L’année suivante, je rencontre une élève de chez moi, incroyable. Mais elle a fait la prépa parisienne, elle s’y est faite. Quand on est lasses de ces Parisiens supérieurs, on se fait un petit plaisir dans la Péniche, le hall de Sciences Po, on imite l’accent plouc de chez nous. Fou-rire, bol d’air. Puis je finis par trouver dans cet élevage de premiers ministres quelques camarades humains, certains provisoirement rebelles à leur milieu, avec lesquels nous respirons un air plus léger.

Des violencessexistesetsexuelles, selon la nomenclature d’aujourd’hui, je n’en ai pas connu. Notre professeur de droit constitutionnel, Olivier Duhamel, tripotait pourtant son beau-fils. Le silence protecteur de ce Paris tout-puissant autour de lui ne me surprend pas, j’ai vu ces gens se comporter en clan. Tout pour ceux de l’intérieur, rien pour ceux de l’extérieur.
Une fois, un petit con m’a fait une remarque blessante, sexiste à n’en pas douter. Mais j’ai aussi connu rue Saint-Guillaume un vrai gentleman. Ça fait un partout. Sans doute ai-je manqué les soirées chic où les garçons se conduisaient de façon inappropriée, comme disent les néo-Bostoniennes. La violence sociale, de classe, elle, n’était pas genrée.
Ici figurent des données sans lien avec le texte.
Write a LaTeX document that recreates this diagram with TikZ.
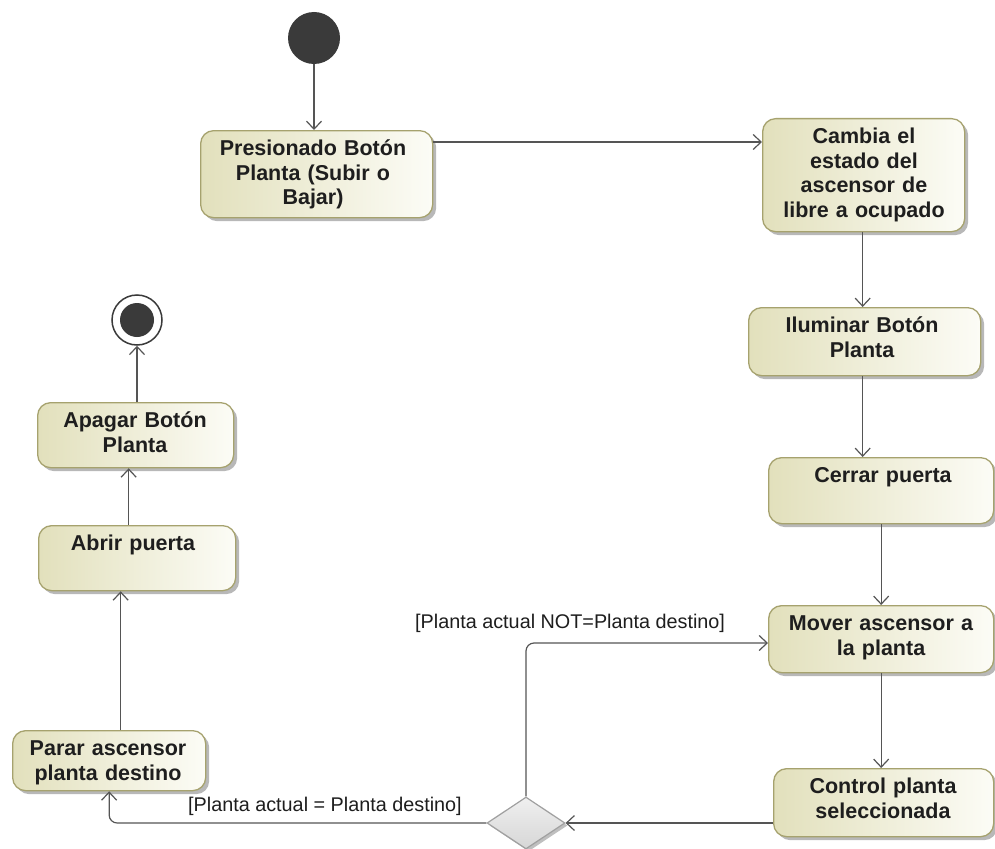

Les filles s’y entendaient aussi bien que les garçons pour me faire sentir comme une anomalie dans leur décor. Je n’ai pas oublié la mine horrifiée de l’une d’elles, à qui j’avais confié mon souhait de retourner dans ma région après mon diplôme. Chez moi, c’était juste bon pour « les sports d’hiver » (le ski, quoi). Cette violence-là, les vigies des violencessexistesetsexuelles de Sciences Po ne la dénoncent pas, parce qu’elle les sert. Elle renforce leur position de classe. Sur ce point-là, Bourdieu n’avait pas tort. #SciencesPorcs, oui, c’est pas mal vu.

La morale de cette histoire,
C’est que les hommes sont des cochons.
La morale de la morale,
C’est que les truies aiment les cochons.